Wirtschaftliche Erholung
Der Logistik-Indikator auf Basis der August- und der Septemberumfrage 2020 legt die Prognose nahe, dass es ein V-förmiger konjunktureller Verlauf werden dürfte. Denn vieles spricht dafür, dass der Wirtschaftsbereich Logistik eine zügige Erholung erlebt, wenige Monate nach dem steilen wirtschaftlichen Absturz in Folge des Corona-Lockdowns und der massiven Störung der internationalen Lieferketten. Derzeit sind alle Indikatorwerte nach oben gerichtet: die Geschäftslage, die Erwartungen und der Klimawert insgesamt.
In der Hochphase des Lockdowns wurden Lieferketten empfindlich gestört. Die Logistik in Deutschland hat aber unter Beweis gestellt, wie leistungsfähig sie ist und wie schnell und flexibel sie reagieren kann.

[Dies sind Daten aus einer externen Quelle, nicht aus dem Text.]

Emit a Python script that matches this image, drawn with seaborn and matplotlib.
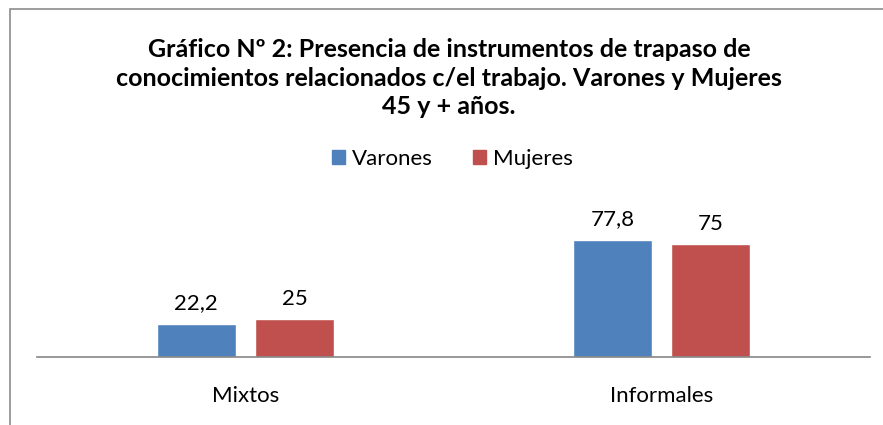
import matplotlib
matplotlib.use('Agg')
import matplotlib.pyplot as plt
import seaborn as sns
import pandas as pd
from matplotlib.patches import Patch

# data
categorias = ['Mixtos', 'Informales']
varones = [22.2, 77.8]
mujeres = [25, 75]
etiquetas_varones = ['22,2', '77,8']
etiquetas_mujeres = ['25', '75']

df = pd.DataFrame({
    'Categoria': categorias * 2,
    'Valor': varones + mujeres,
    'Sexo': ['Varones'] * 2 + ['Mujeres'] * 2,
})

sns.set_style('white')
plt.rcParams['font.family'] = ['Lato', 'DejaVu Sans']
plt.rcParams['text.color'] = 'black'
plt.rcParams['xtick.color'] = 'black'

fig = plt.figure(figsize=(8.83, 4.25), dpi=100)
ax = fig.add_axes([37/883, 68/425, 833/883, 167/425])

sns.barplot(data=df, x='Categoria', y='Valor', hue='Sexo',
            palette=['#4F81BD', '#C0504D'], width=0.472, gap=0.195,
            saturation=1, ax=ax, legend=False)

ax.set_xlim(-0.5, 1.5)
ax.set_ylim(0, 111)
ax.set_xlabel('')
ax.set_ylabel('')
ax.set_yticks([])
ax.tick_params(axis='x', length=0, pad=21, labelsize=16, labelcolor='black')
for s in ['top', 'right', 'left']:
    ax.spines[s].set_visible(False)
ax.spines['bottom'].set_color('#868686')
ax.spines['bottom'].set_linewidth(1.2)

for cont, labs in zip(ax.containers, [etiquetas_varones, etiquetas_mujeres]):
    ax.bar_label(cont, labels=labs, padding=7.5, fontsize=16, color='black')

# legend
handles = [Patch(color='#4F81BD', label='Varones'),
           Patch(color='#C0504D', label='Mujeres')]
fig.legend(handles=handles, loc='center', bbox_to_anchor=(452/883, 1 - 159/425),
           ncol=2, frameon=False, fontsize=16, handlelength=0.6, handleheight=0.6,
           handletextpad=0.3, columnspacing=1.8)

fig.text(449/883, 1 - 78/425,
         'Gráfico Nº 2: Presencia de instrumentos de trapaso de\n'
         'conocimientos relacionados c/el trabajo. Varones y Mujeres\n'
         '45 y + años.',
         ha='center', va='center', fontsize=18, fontweight='bold',
         linespacing=1.3, color='black')

# chart border (right and bottom edges fall outside the image)
border = plt.Rectangle((10/883, -0.1), 1.0, 1 - 9/425 + 0.1,
                       transform=fig.transFigure, fill=False,
                       edgecolor='#8c8c8c', linewidth=1.2)
fig.patches.append(border)

fig.savefig('out.png', dpi=100)
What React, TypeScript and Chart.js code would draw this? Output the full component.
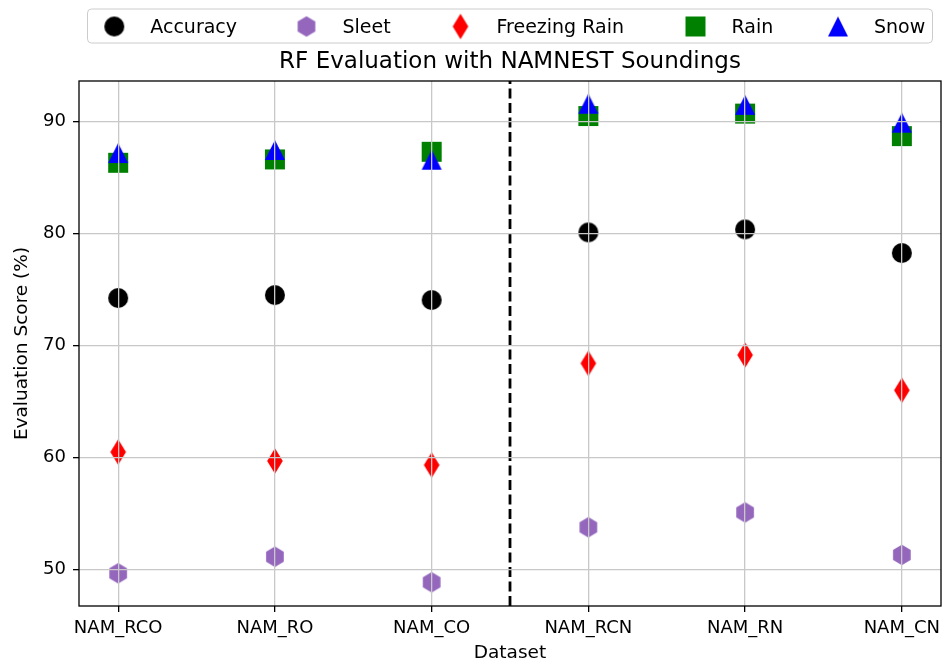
import React, { useEffect, useRef } from "react";
import { Chart, registerables } from "chart.js";

Chart.register(...registerables);

// ---------- data ----------
const categories = ["NAM_RCO", "NAM_RO", "NAM_CO", "NAM_RCN", "NAM_RN", "NAM_CN"];
const seriesNames = ["Accuracy", "Sleet", "Freezing Rain", "Rain", "Snow"];
const accuracy = [74.24, 74.5, 74.06, 80.1, 80.37, 78.26];
const sleet = [49.66, 51.14, 48.86, 53.77, 55.1, 51.3];
const freezingRain = [60.49, 59.69, 59.33, 68.41, 69.15, 66.0];
const rain = [86.32, 86.62, 87.3, 90.49, 90.71, 88.7];
const snow = [87.19, 87.46, 86.59, 91.59, 91.49, 89.9];
const yTicks = [50, 60, 70, 80, 90];
const Y_MIN = 46.74;
const Y_MAX = 93.62;
const X_MIN = -0.25;
const X_MAX = 5.25;
const DIVIDER_X = 2.5;
const TITLE = "RF Evaluation with NAMNEST Soundings";
const X_TITLE = "Dataset";
const Y_TITLE = "Evaluation Score (%)";

const FONT = "DejaVu Sans";
// legend marker centres (layout)
const LEGEND_MARKER_X = [114.3, 306.5, 460.5, 695.5, 838];

type Shape = "circle" | "hexagon" | "diamond" | "square" | "triangle";

function makeMarker(shape: Shape, color: string): HTMLCanvasElement {
  const c = document.createElement("canvas");
  c.width = 26;
  c.height = 30;
  const ctx = c.getContext("2d")!;
  const cx = c.width / 2;
  const cy = c.height / 2;
  ctx.fillStyle = color;
  ctx.beginPath();
  if (shape === "circle") {
    ctx.arc(cx, cy, 10, 0, Math.PI * 2);
  } else if (shape === "square") {
    ctx.rect(cx - 10, cy - 10, 20, 20);
  } else if (shape === "triangle") {
    ctx.moveTo(cx, cy - 10);
    ctx.lineTo(cx + 10, cy + 10);
    ctx.lineTo(cx - 10, cy + 10);
    ctx.closePath();
  } else if (shape === "diamond") {
    const hh = 12.8;
    const hw = 7.8;
    ctx.moveTo(cx, cy - hh);
    ctx.lineTo(cx + hw, cy);
    ctx.lineTo(cx, cy + hh);
    ctx.lineTo(cx - hw, cy);
    ctx.closePath();
  } else if (shape === "hexagon") {
    const r = 10.2;
    for (let k = 0; k < 6; k++) {
      const a = -Math.PI / 2 + (k * Math.PI) / 3;
      const px = cx + r * Math.cos(a);
      const py = cy + r * Math.sin(a);
      if (k === 0) ctx.moveTo(px, py);
      else ctx.lineTo(px, py);
    }
    ctx.closePath();
  }
  ctx.fill();
  return c;
}

export default function App() {
  const canvasRef = useRef<HTMLCanvasElement | null>(null);

  useEffect(() => {
    const canvas = canvasRef.current;
    if (!canvas) return;

    const markers = [
      makeMarker("circle", "#000000"),
      makeMarker("hexagon", "#9467bd"),
      makeMarker("diamond", "#ff0000"),
      makeMarker("square", "#008000"),
      makeMarker("triangle", "#0000ff"),
    ];
    const seriesValues = [accuracy, sleet, freezingRain, rain, snow];

    const toPoints = (vals: number[]) => vals.map((v, i) => ({ x: i, y: v }));

    const decorPlugin = {
      id: "decor",
      afterDraw(chart: any) {
        const { ctx, chartArea } = chart;
        const { left, right, top, bottom } = chartArea;
        ctx.save();
        // spines
        ctx.strokeStyle = "#000";
        ctx.lineWidth = 1.3;
        ctx.strokeRect(left, top, right - left, bottom - top);

        // title
        ctx.fillStyle = "#000";
        ctx.font = `23px "${FONT}"`;
        ctx.textAlign = "center";
        ctx.textBaseline = "alphabetic";
        ctx.fillText(TITLE, (left + right) / 2, 68.3);

        // legend box
        const fs = 19;
        const boxL = left + 8.5;
        const boxR = right - 8.5;
        const boxT = 9;
        const boxB = 43;
        const rr = 4;
        ctx.beginPath();
        ctx.moveTo(boxL + rr, boxT);
        ctx.lineTo(boxR - rr, boxT);
        ctx.arcTo(boxR, boxT, boxR, boxT + rr, rr);
        ctx.lineTo(boxR, boxB - rr);
        ctx.arcTo(boxR, boxB, boxR - rr, boxB, rr);
        ctx.lineTo(boxL + rr, boxB);
        ctx.arcTo(boxL, boxB, boxL, boxB - rr, rr);
        ctx.lineTo(boxL, boxT + rr);
        ctx.arcTo(boxL, boxT, boxL + rr, boxT, rr);
        ctx.closePath();
        ctx.fillStyle = "rgba(255,255,255,0.8)";
        ctx.fill();
        ctx.strokeStyle = "#cccccc";
        ctx.lineWidth = 1;
        ctx.stroke();

        ctx.font = `${fs}px "${FONT}"`;
        ctx.textAlign = "left";
        const markerY = 26.5;
        const textY = 32.8;
        seriesNames.forEach((name, i) => {
          const m = markers[i];
          const mx = LEGEND_MARKER_X[i];
          ctx.drawImage(m, mx - m.width / 2, markerY - m.height / 2);
          ctx.fillStyle = "#000";
          ctx.fillText(name, mx + 36, textY);
        });
        ctx.restore();
      },
    };

    const orders = [5, 4, 3, 2, 1];
    const datasets: any[] = seriesNames.map((name, i) => ({
      label: name,
      data: toPoints(seriesValues[i]),
      pointStyle: markers[i],
      pointRadius: 10,
      pointHoverRadius: 10,
      backgroundColor: "#000",
      borderColor: "#000",
      showLine: false,
      order: orders[i],
    }));
    datasets.push({
      type: "line",
      label: "divider",
      data: [
        { x: DIVIDER_X, y: Y_MIN },
        { x: DIVIDER_X, y: Y_MAX },
      ],
      borderColor: "#000",
      borderWidth: 2.8,
      borderDash: [10, 4.5],
      pointRadius: 0,
      showLine: true,
      fill: false,
      order: 10,
    });

    const chart = new Chart(canvas, {
      type: "scatter",
      data: { datasets },
      options: {
        responsive: false,
        animation: false,
        events: [],
        layout: { autoPadding: false, padding: { top: 81, left: 0, right: 2, bottom: 0 } },
        plugins: {
          legend: { display: false },
          title: { display: false },
          tooltip: { enabled: false },
        },
        scales: {
          x: {
            type: "linear",
            min: X_MIN,
            max: X_MAX,
            afterBuildTicks: (s: any) => {
              s.ticks = categories.map((_, i) => ({ value: i }));
            },
            afterFit: (s: any) => {
              s.height = 58;
              s.paddingLeft = 0;
              s.paddingRight = 0;
            },
            ticks: {
              callback: (v: any) => categories[Number(v)] ?? "",
              font: { family: FONT, size: 18 },
              color: "#000",
              padding: 6,
              maxRotation: 0,
              autoSkip: false,
            },
            grid: {
              color: "#c8c8c8",
              lineWidth: 1.3,
              z: 1,
              tickColor: "#000",
              tickLength: 6,
              tickWidth: 1.3,
            },
            border: { display: false },
            title: {
              display: true,
              text: X_TITLE,
              color: "#000",
              font: { family: FONT, size: 18.5 },
              padding: { top: 0, bottom: 0 },
            },
          },
          y: {
            type: "linear",
            min: Y_MIN,
            max: Y_MAX,
            afterBuildTicks: (s: any) => {
              s.ticks = yTicks.map((v) => ({ value: v }));
            },
            afterFit: (s: any) => {
              s.width = 79;
              s.paddingTop = 0;
              s.paddingBottom = 0;
            },
            ticks: {
              callback: (v: any) => String(v),
              font: { family: FONT, size: 18 },
              color: "#000",
              padding: 7,
            },
            grid: {
              color: "#c8c8c8",
              lineWidth: 1.3,
              z: 1,
              tickColor: "#000",
              tickLength: 6,
              tickWidth: 1.3,
            },
            border: { display: false },
            title: {
              display: true,
              text: Y_TITLE,
              color: "#000",
              font: { family: FONT, size: 18.5 },
              padding: { top: 11, bottom: 0 },
            },
          },
        },
      },
      plugins: [decorPlugin],
    } as any);

    return () => {
      chart.destroy();
    };
  }, []);

  return (
    <div style={{ position: "absolute", left: 0, top: 0, width: 943, height: 664, background: "#fff" }}>
      <canvas ref={canvasRef} width={943} height={664} style={{ width: 943, height: 664, display: "block" }} />
    </div>
  );
}
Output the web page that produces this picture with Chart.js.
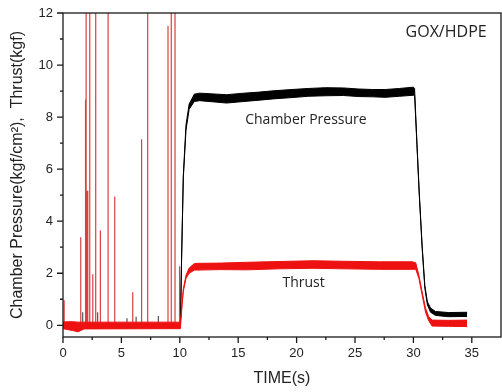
<!DOCTYPE html>
<html>
<head>
<meta charset="utf-8">
<script src="https://cdn.jsdelivr.net/npm/chart.js@4.4.1/dist/chart.umd.min.js"></script>
<style>
html,body{margin:0;padding:0;background:#fff;}
</style>
</head>
<body>
<canvas id="motorChart" width="502" height="392"></canvas>
<script>

// axis ticks
const xTicks = [0, 5, 10, 15, 20, 25, 30, 35];
const xMinor = [2.5, 7.5, 12.5, 17.5, 22.5, 27.5, 32.5];
const yTicks = [0, 2, 4, 6, 8, 10, 12];
const yMinor = [1, 3, 5, 7, 9, 11];

// chamber pressure, noise band upper / lower edge (kgf/cm2)
const pressTime = [0, 10.05, 10.15, 10.3, 10.53, 10.8, 11.24, 11.7, 12.5, 14.0, 15.5, 16.8, 18.0, 19.6, 21.0, 22.5, 24.0, 25.3, 26.5, 27.6, 28.8, 30.0, 30.1, 30.3, 30.5, 30.75, 30.98, 31.2, 31.47, 31.9, 33.0, 34.6];
const pressHi   = [0.05, 0.05, 2.55, 5.75, 7.7, 8.5, 8.88, 8.92, 8.9, 8.86, 8.92, 8.96, 9.01, 9.06, 9.1, 9.13, 9.12, 9.08, 9.06, 9.06, 9.1, 9.15, 9.1, 7.05, 5.12, 3.05, 1.52, 0.9, 0.66, 0.53, 0.49, 0.5];
const pressLo   = [-0.05, -0.05, 2.45, 5.65, 7.5, 8.3, 8.6, 8.63, 8.6, 8.54, 8.6, 8.65, 8.7, 8.75, 8.8, 8.82, 8.83, 8.79, 8.78, 8.76, 8.8, 8.84, 8.84, 6.95, 5.02, 2.95, 1.42, 0.78, 0.5, 0.38, 0.33, 0.34];

// thrust, noise band upper / lower edge (kgf)
const thrustTime = [0, 0.8, 1.3, 1.8, 10.05, 10.2, 10.3, 10.53, 10.8, 11.24, 11.4, 13.5, 15.7, 18.5, 21.4, 24.0, 27.1, 29.9, 30.2, 30.47, 30.75, 31.04, 31.3, 31.6, 33.0, 34.6];
const thrustHi   = [0.13, 0.14, 0.12, 0.12, 0.12, 0.88, 1.4, 1.92, 2.2, 2.37, 2.38, 2.39, 2.42, 2.45, 2.48, 2.46, 2.44, 2.44, 2.4, 1.92, 1.28, 0.66, 0.34, 0.2, 0.19, 0.2];
const thrustLo   = [-0.13, -0.2, -0.25, -0.14, -0.13, 0.8, 1.3, 1.8, 2.0, 2.12, 2.12, 2.14, 2.13, 2.17, 2.19, 2.17, 2.15, 2.15, 2.15, 1.8, 1.16, 0.5, 0.18, -0.03, -0.04, -0.05];

// pre-ignition noise spikes
const spikeTime   = [0.1, 1.52, 1.93, 1.95, 1.98, 2.08, 2.12, 2.29, 2.55, 2.80, 3.2, 3.86, 4.43, 5.97, 6.73, 7.25, 8.99, 9.27, 9.59, 9.98];
const spikeHeight = [0.96, 3.38, 8.68, 8.68, 14, 5.17, 5.17, 14, 1.96, 14, 3.64, 14, 4.95, 1.27, 7.15, 14, 11.5, 14, 14, 2.27];
const pSpikeTime   = [1.69, 2.97, 5.48, 6.26, 8.16];
const pSpikeHeight = [0.5, 0.5, 0.27, 0.33, 0.36];

function toPoints(xs, ys){
return xs.map((x,i)=>({x:x, y:ys[i]}));
}

function spikePoints(xs, hs){
const pts = [];
xs.forEach((x,i)=>{
pts.push({x:x, y:0});
pts.push({x:x, y:hs[i]});
pts.push({x:x, y:null});
});
return pts;
}

const line = (data, color, width, fill) => ({
data:data,
borderColor:color,
backgroundColor:color,
borderWidth:width,
pointRadius:0,
showLine:true,
fill:fill,
tension:0
});

const frame = {
id:"frame",
afterDraw(chart){
const c = chart.ctx;
const a = chart.chartArea;
const xs = chart.scales.x;
const ys = chart.scales.y;
c.save();
c.strokeStyle = "#1a1a1a";
c.lineWidth = 1.3;
c.strokeRect(a.left, a.top, a.right - a.left, a.bottom - a.top);
c.beginPath();
xTicks.forEach(v=>{ const p = xs.getPixelForValue(v); c.moveTo(p, a.bottom); c.lineTo(p, a.bottom + 6); });
xMinor.forEach(v=>{ const p = xs.getPixelForValue(v); c.moveTo(p, a.bottom); c.lineTo(p, a.bottom + 3); });
yTicks.forEach(v=>{ const p = ys.getPixelForValue(v); c.moveTo(a.left, p); c.lineTo(a.left - 6, p); });
yMinor.forEach(v=>{ const p = ys.getPixelForValue(v); c.moveTo(a.left, p); c.lineTo(a.left - 3, p); });
c.stroke();

c.fillStyle = "#222";
c.textAlign = "center";
c.textBaseline = "middle";
c.font = "14px 'Open Sans'";
c.fillText("Chamber Pressure", xs.getPixelForValue(20.8), ys.getPixelForValue(7.9));
c.fillText("Thrust", xs.getPixelForValue(20.6), ys.getPixelForValue(1.63));
c.font = "16px 'Open Sans'";
c.fillText("GOX/HDPE", xs.getPixelForValue(32.8), ys.getPixelForValue(11.24));
c.restore();
}
};

new Chart(document.getElementById("motorChart"),{
type:"scatter",
data:{
datasets:[
line(toPoints(thrustTime, thrustHi), "#ee1111", 1, false),
line(toPoints(thrustTime, thrustLo), "#ee1111", 1, "-1"),
line(spikePoints(pSpikeTime, pSpikeHeight), "#333", 1, false),
line(spikePoints(spikeTime, spikeHeight), "rgba(210,30,30,0.85)", 1.2, false),
line(toPoints(pressTime, pressHi), "#000", 1, false),
line(toPoints(pressTime, pressLo), "#000", 1, "-1")
]
},
options:{
responsive:false,
animation:false,
devicePixelRatio:1,
layout:{padding:{top:13, right:1, left:0, bottom:0}},
plugins:{
legend:{display:false},
tooltip:{enabled:false}
},
scales:{
x:{
type:"linear",
min:0,
max:37.5,
afterBuildTicks:s=>{ s.ticks = xTicks.map(v=>({value:v})); },
afterFit:s=>{ s.height = 55; s.paddingLeft = 0; s.paddingRight = 0; },
grid:{display:false, drawTicks:false},
border:{display:false},
ticks:{padding:9, color:"#222", font:{family:"'Liberation Sans', Arial", size:13}, autoSkip:false, maxRotation:0},
title:{display:true, text:"TIME(s)", color:"#222", font:{family:"'Liberation Sans', Arial", size:16}, padding:{top:4, bottom:4}}
},
y:{
min:-0.45,
max:12,
afterBuildTicks:s=>{ s.ticks = yTicks.map(v=>({value:v})); },
afterFit:s=>{ s.width = 63; s.paddingTop = 0; s.paddingBottom = 0; },
grid:{display:false, drawTicks:false},
border:{display:false},
ticks:{padding:10, color:"#222", font:{family:"'Liberation Sans', Arial", size:13}, autoSkip:false},
title:{display:true, text:"Chamber Pressure(kgf/cm²),  Thrust(kgf)", color:"#222", font:{family:"'Liberation Sans', Arial", size:16}, padding:{top:8, bottom:0}}
}
}
},
plugins:[frame]
});

</script>
</body>
</html>
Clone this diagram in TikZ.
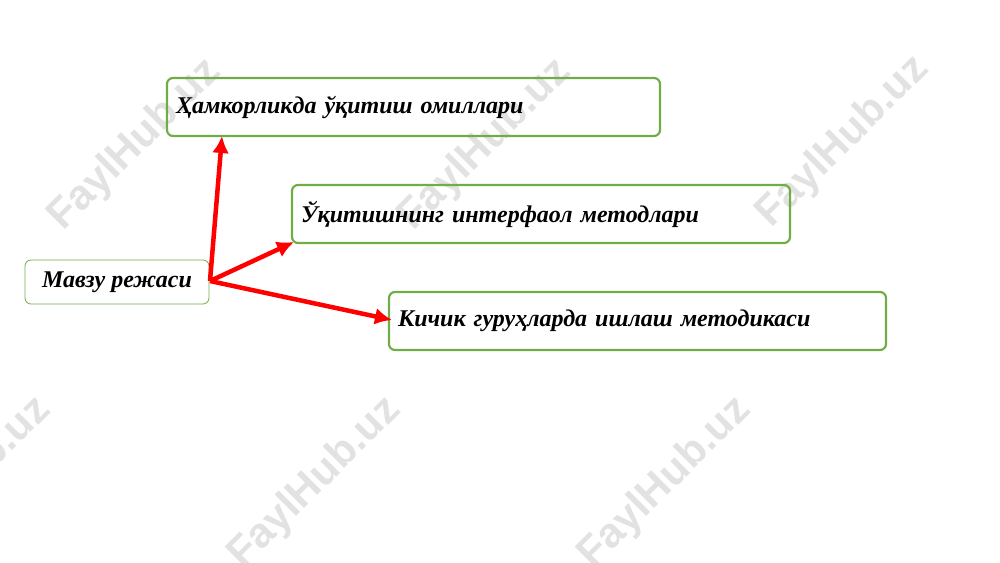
\documentclass[tikz,border=0pt]{standalone}
\usepackage{fontspec}
\setmainfont{Liberation Serif}
\newfontfamily\markfont{Liberation Sans}
\usetikzlibrary{arrows.meta}
\definecolor{boxgreen}{RGB}{112,173,71}
\definecolor{markgray}{RGB}{226,226,226}
\definecolor{arrowred}{RGB}{255,0,0}

\tikzset{
  topicbox/.style={draw=boxgreen, line width=2.2pt, rounded corners=6pt,
    minimum height=58pt, inner xsep=9pt, align=left,
    font=\fontsize{24}{28}\selectfont\bfseries\itshape},
  planbox/.style={draw=boxgreen, line width=0.8pt, rounded corners=6pt,
    minimum width=184pt, minimum height=44pt,
    font=\fontsize{24}{28}\selectfont\bfseries\itshape},
  markstyle/.style={text=markgray, rotate=45,
    font=\markfont\fontsize{42}{42}\selectfont\bfseries},
  redarrow/.style={draw=arrowred, line width=4.5pt,
    -{Latex[length=17pt,width=17pt]}}
}

\begin{document}
\begin{tikzpicture}[x=1pt, y=-1pt]
\useasboundingbox (0,0) rectangle (1000,562);

% watermarks
\begin{scope}
\clip (0,0) rectangle (1000,562);
\foreach \mx/\my/\mname in {135/145/wa, 485/145/wb, 843/142/wc,
                            -35/483/wd, 315/483/we, 665/483/wf}
  \node[markstyle] (\mname) at (\mx,\my) {FaylHub.uz};
\end{scope}

% boxes
\node[topicbox, minimum width=493pt, text width=475pt] (omil) at (413.5,107) {Ҳамкорликда ўқитиш омиллари};
\node[topicbox, minimum width=498pt, text width=480pt] (metod) at (541,214) {Ўқитишнинг интерфаол методлари};
\node[topicbox, minimum width=497pt, text width=479pt] (guruh) at (637.5,321) {Кичик гуруҳларда ишлаш методикаси};
\node[planbox] (reja) at (117,282) {Мавзу режаси};

% arrows
\coordinate (start) at (210,281);
\coordinate (omilend) at (222,136);
\coordinate (metodend) at (294,242);
\coordinate (guruhend) at (392,320);
\draw[redarrow] (start) -- (omilend);
\draw[redarrow] (start) -- (metodend);
\draw[redarrow] (start) -- (guruhend);

\end{tikzpicture}
\end{document}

Manche Branchen melden massive Umsatzeinbrüche um 80 Prozent in den Monaten des Lockdowns, um 10 oder 20 Prozent auf das das gesamte Jahr bezogen. Wie bereits in der Wirtschaftskrise 2008/2009 erfahren die Logistik-Dienstleister einen Verstärkungseffekt in der Amplitude, müssen also extremere Schwankungen verkraften als Industrie und Handel.
Logistik-Treffen in Zeiten von Corona
Der Kongress, zu dem sonst rund 3.200 Teilnehmer in Berlin zusammenkommen, sollte in diesem Jahr als hybrides Format mit weniger Teilnehmern und Ausstellung vor Ort in Berlin sowie zusätzlichem Streaming der Inhalte durchgeführt werden. Er findet nun für die Teilnehmer rein digital statt.
Aus der Verantwortung für die Gesundheit aller Beteiligten heraus haben die Spitzengremien der BVL nach intensiven Beratungen rund eine Woche vor Kongresseröffnung entschieden, die Präsenzveranstaltung in Berlin abzusagen. Der Großteil der Inhalte des Kongresses wird nun als rein digitales Format angeboten, weitere Teile werden als Webinare folgen. Komplett abgesagt werden die Ausstellung und die Networking-Events.
„Die Corona-Entwicklung macht vielen Menschen Sorgen. Somit liegt heute eine völlig andere Situation vor als im Sommer, als die Gremien der BVL beschlossen hatten, den Kongress vom 21. bis 23. Oktober 2020 als „hybride“ Veranstaltung mit einem hohen Präsenzanteil vor Ort durchzuführen“, so Wimmer. Vorstand und Geschäftsführung der BVL bedauern die Absage der Präsenzveranstaltung außerordentlich und hoffen auf wieder sicherere Rahmenbedingungen im kommenden Jahr. Optimistisch stimmt eine Aussage der Messe München mit Blick auf ihre Logistik-Leitmesse: „Wir erwarten die globale Logistikwirtschaft mit allen Beteiligten aus Industrie, Handel und Dienstleitung im Mai 2021 zur transport logistic in München. Stand heute haben sich bereits über 80 Prozent der Aussteller wieder angemeldet“, so Stefan Rummel, Geschäftsführer der Messe München GmbH und Mitglied im Beirat der BVL.